A data product is what you share with or open to a wider audience. Its created from one or more data assets. A data product may not contain all of the same data as the data assets it’s based on. Personal data might need to be removed or anonymised for example. This means a data product might sit at a different point in the data spectrum. It can be more open. I’m using data product here to refer to specific types of datasets, not “applications that have been made using data”

An asset is something you manage and invest in. A product is intended to address some specific needs. It may need some support or documentation to make sure it’s useful. It may also need to evolve based on changing needs.

In some cases a data asset could also be a data product. The complete dataset might be published in its entirety. In my experience this is often rarely the case though. There’s usually additional information, e.g governance and version history, that might not be useful to reusers.

In others cases data assets are collaboratively maintained, often in the open. Wikidata and OpenStreetMap are global data assets that are maintained in this way. There are many organisations that are using those assets to create more tailored data products that help to meet specific needs. Over time I expect more data assets will be managed in collaborative ways.

Obviously not every open data release needs to be a fully supported “product”. To meet transparency goals we often just need to get data published as soon as possible, with a minimum of friction for both publishers and users.

But when we are using data as tool to create other types of impact, more work is sometimes needed. There are often a number of social, legal and technical issues to consider in making data accessible in a sustainable way.

By injecting some product thinking into how we share and open data it might be helpful in addressing the types of problems that can contribute to data releases not having the desired impact: Why are we opening this data? Who will use it? How can we help them be more effective? Does releasing the data provide ways in which the data asset might be more collaboratively maintained?

When governments are publishing data that should be part of a national data infrastructure, more value will be unlocked if more of the underlying data assets are available for anyone to access, use and share. Releasing a “data product” that is too closely targeted might limit its utility.  So I also think this “data asset” vs “data product” distinction can help us to challenge the types data that are being released. Are we getting access to the most valuable data assets or useful subsets of them. Or are we just being given a data product that has much more limited applications, regardless of how well it is being published?
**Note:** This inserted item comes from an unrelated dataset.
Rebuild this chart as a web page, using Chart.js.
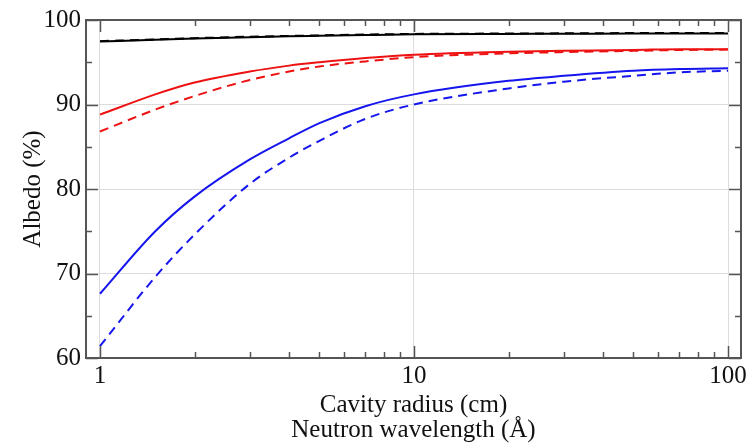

We CAN get there from here

On Wednesday, as part of the Autumn Budget, the Chancellor announced that the government will be creating a Geospatial Commission “to establish how to open up freely the OS MasterMap data to UK-based small businesses”. It will be supported by new funding of £80 million over two years. The Commission will be looking at a range of things including:

  • improving the access to, links between, and quality of their data
  • looking at making more geospatial data available for free and without restriction
  • setting regulation and policy in relation to geospatial data created by the public sector
  • holding individual bodies to account for delivery against the geospatial strategy
  • providing strategic oversight and direction across Whitehall and public bodies who operate in this area

That’s a big pot of money to get something done and a remit that ticks all of the right boxes. As the ODI blog post notes, it creates “the opportunity for national mapping agencies to adapt to a future where they become stewards for national mapping data infrastructure, making sure that data is available to meet the needs of everyone in the country”.

So, I’m really surprised that the many of the reactions from the open data community have been fairly negative. I understand the concerns that the end result might not be a completely open Mastermap. There are many, many ways in which this could end up with little or no change to the status quo. That’s certainly true if we ignore the opportunity to embed some change.

From my perspective, this is the biggest step towards a more open future for UK geospatial data since the first OS Open Data release in 2010. (I remember excitedly hitting the publish button to make their first Linked Data release publicly accessible)

Anyone who has been involved with open data in the UK will have encountered the Ordnance Survey licensing issues that are massively inhibiting both the release and use of open data in the UK. It’s a frustration of mine that these issues aren’t manifest in the various open data indexes.

In my opinion, anything that moves us forward from the current licensing position is to be welcomed. Yes, we all want a completely open MasterMap. That’s our shared goal. But how do we get there?

We’ve just seen the government task and resource itself to do something that can help us achieve that goal. It’s taken concerted effort by a number of people to get to this point. We should be focusing on what we all can do, right now, to help this process stay on track. Dismissing it as an already failed attempt isn’t helpful.

I think there’s a great deal that the community could do to engage with and support this process.

Here’s a few ideas of things of ways that we could inject some useful thinking into the process:

  • Can we pull together examples of where existing licensing restrictions are causing friction for UK businesses? Those of who us have been involved with open data have internalised many of these issues already, but we need to make sure they’re clearly understood by a wider audience
  • Can we do the same for local government data and services? There are loads of these too. Particularly compelling examples will be those that highlight where more open licensing can help improve local service delivery
  • Where could greater clarity around existing licensing arrangements help UK businesses, public sector and civil society organisations achieve greater impact? It often seems like some projects and local areas are able to achieve releases where others can’t.
  • Even if all of MasterMap were open tomorrow, it might still be difficult to access. No-one likes the current shopping cart model for accessing OS open data. What services would we expect from the OS and others that would make this data useful? I suspect this would go beyond “let me download some shapefiles”. We built some of these ideas into the OS Linked Data site. It still baffles me that you can’t find much OS data on the OS website.
  • If all of MasterMap isn’t made open, then which elements of it would unlock the most value? Are there specific layers or data types that could reduce friction in important application areas?
  • Similarly, how could the existing OS open data be improved to make it more useful? Hint: currently all of the data is generalised and doesn’t have any stable identifiers at all.
  • What could the OS and others do to support the rest of us in annotating and improving their data assets? The OS switched off its TOID lookup service because no-one was using it. It wasn’t very good. So what would we expect that type of identifier service to do?
  • If there is more openly licensed data available, then how could it be usefully added to OpenStreetMap and used by the ecosystem of open geospatial tools that it is supporting?
  • We all want access to MasterMap because its a rich resource. What are the options available to ensure that the Ordnance Survey stays resourced to a level where we can retain it as a national asset? Are there reasonable compromises to be made between opening all the data and them offering some commercial services around it?
  • …etc, etc, etc.

Personally, I’m choosing to be optimistic. Let’s get to work to create the result we want to see.